Yo, olay burada bitmiyor. “Saparmurat” derler onun adına. Bu öyle az buz bir sapma değil. Öyle bir sapıyor ki, benzerleri yanında yunmuş yıkanmış kalıyor. Kur’an yerine bir “kutsal kitap” hazırlatıyor. Ülkeye giren herkesin eline daha havaalanında tutuşturuyorlar bu “Saparmurat Kitabı”nı. Bu sapık kitaba Kur’an muamelesi yapılmasını istiyor. Her diktatörün ülkesinde olduğu gibi “milli yağcılık” moda oluyor. Milli yağdanlıklar pıtrak gibi çoğalıyor. Her otele, her kamu kurumuna konuyor.
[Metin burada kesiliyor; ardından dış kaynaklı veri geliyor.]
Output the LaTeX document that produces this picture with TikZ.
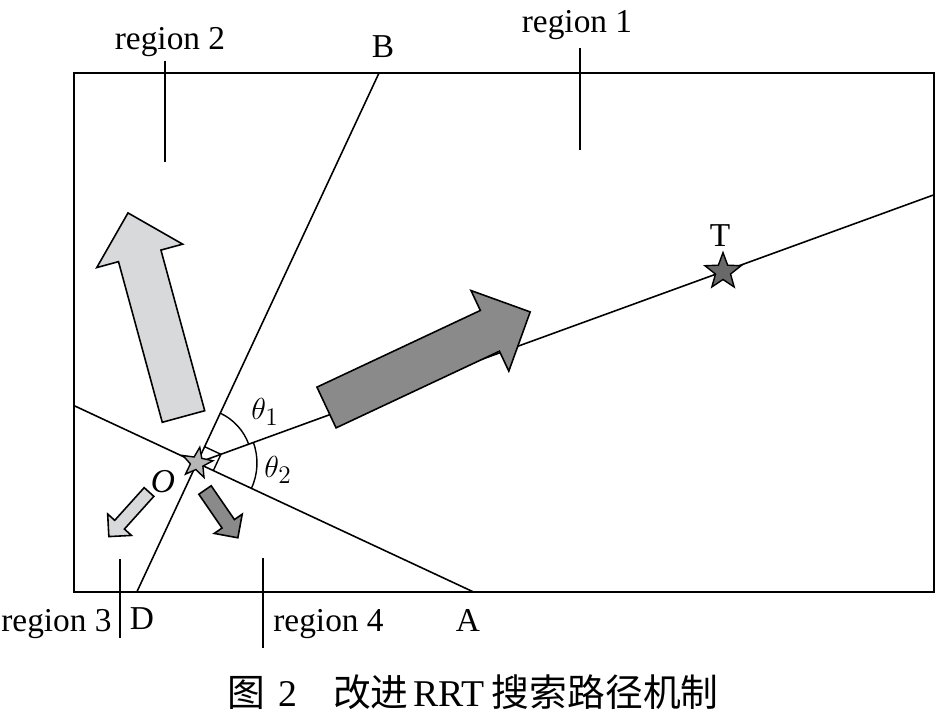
\documentclass[tikz,border=0pt]{standalone}
\usepackage{amsmath}
\usepackage{fontspec}
\setmainfont{Liberation Serif}
\newfontfamily\cjkfont{Noto Sans CJK SC}
\usepackage{tikz}
\usetikzlibrary{shapes.geometric,calc}
\definecolor{lightarrow}{RGB}{216,217,219}
\definecolor{darkarrow}{RGB}{138,138,138}
\definecolor{ostar}{RGB}{182,182,182}
\definecolor{tstar}{RGB}{105,105,105}
% tail, angle, length, half shaft, half head, fill
\newcommand{\regionarrow}[6]{%
  \begin{scope}[shift={#1},rotate=#2]
    \filldraw [fill=#6, draw=black, line width=0.9pt, line join=miter]
      (0,-#4) -- (#3-#5,-#4) -- (#3-#5,-#5) -- (#3,0)
      -- (#3-#5,#5) -- (#3-#5,#4) -- (0,#4) -- cycle;
  \end{scope}}

\begin{document}
\begin{tikzpicture}[x=0.02cm,y=0.02cm]
\tikzstyle{every node}+=[inner sep=0pt, font=\fontsize{19}{22}\selectfont]
\useasboundingbox (0,0) rectangle (942,721);
\draw [black, line width=1.2pt] (74,129) rectangle (934,648);
\coordinate (O) at (197,258);
\coordinate (B) at (379,648);
\coordinate (A) at (473.6,129);
\coordinate (D) at (136.8,129);
\coordinate (L) at (74,315.4);
\coordinate (R) at (934,526.2);
\coordinate (T) at (723,449.4);
\draw [black, line width=0.9pt] (D) -- (B);
\draw [black, line width=0.9pt] (L) -- (A);
\draw [black, line width=0.9pt] (O) -- (R);
% angles
\draw [black, line width=0.8pt] ($(O)+(20:55)$) arc (20:65:55);
\draw [black, line width=0.8pt] ($(O)+(-25:60)$) arc (-25:20:60);
\draw [black, line width=0.8pt] ($(O)+(65:18)$) -- ++(-25:18) -- ++(245:18);
% search directions
\regionarrow{(183.5,304.5)}{105.25}{211}{22}{44.5}{lightarrow}
\regionarrow{(326.5,313.5)}{25.14}{225}{22.5}{44.5}{darkarrow}
\regionarrow{(149,229)}{228}{60}{6.5}{16}{lightarrow}
\regionarrow{(205,231)}{-55.5}{58}{7.5}{17}{darkarrow}
% start and target
\node (Ostar) at (O) [star, star points=5, star point ratio=2.4, minimum size=0.64cm,
  shape border rotate=-10, draw=black, line width=0.8pt, fill=ostar] {};
\node (Tstar) at (T) [star, star points=5, star point ratio=2.4, minimum size=0.76cm,
  draw=black, line width=0.8pt, fill=tstar] {};
\node (labB) at (383,663) [anchor=base] {B};
\node (labA) at (468,90) [anchor=base] {A};
\node (labD) at (142,92) [anchor=base] {D};
\node (labT) at (720,475) [anchor=base] {T};
\node (labO) at (163,239) {\textit{O}};
\node (th1) at (265,309) {$\theta_1$};
\node (th2) at (278,251) {$\theta_2$};
% regions
\node (reg1) at (577,688) [anchor=base] {region 1};
\node (reg2) at (170,671) [anchor=base] {region 2};
\node (reg3) at (112,90) [anchor=base east] {region 3};
\node (reg4) at (273,90) [anchor=base west] {region 4};
\coordinate (r1a) at (580,673);
\coordinate (r1b) at (580,571);
\coordinate (r2a) at (165,660);
\coordinate (r2b) at (165,559);
\coordinate (r3a) at (120,162);
\coordinate (r3b) at (120,83);
\coordinate (r4a) at (263,163);
\coordinate (r4b) at (263,73);
\draw [black, line width=0.9pt] (r1a) -- (r1b);
\draw [black, line width=0.9pt] (r2a) -- (r2b);
\draw [black, line width=0.9pt] (r3a) -- (r3b);
\draw [black, line width=0.9pt] (r4a) -- (r4b);
\node (caption) at (473,29) [font=\fontsize{21.5}{25}\selectfont]
  {{\cjkfont 图}\hspace{0.35em}2\hspace{0.95em}{\cjkfont 改进}\hspace{0.12em}RRT\hspace{0.2em}{\cjkfont 搜索路径机制}};
\end{tikzpicture}
\end{document}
Hatırlayın, bir zamanlar da Afrika’nın en akıllı (!) diktatörü Kaddafi merak salmıştı bu kitap işine. Yeşil Kitab’ı şimdi kaç kişi hatırlar?

İnsan azmaya görsün. İnsan kendini Firavunlaştırmaya görsün. İnsan kendi kendine yettiğini sanmaya görsün. Ve dahi insan Allah’a kul olmak yerine Allah’ın kullarını kendine kul etmeye görsün. Onun yapmayacağı çılgınlık, irtikap etmeyeceği zulüm ve günah yok.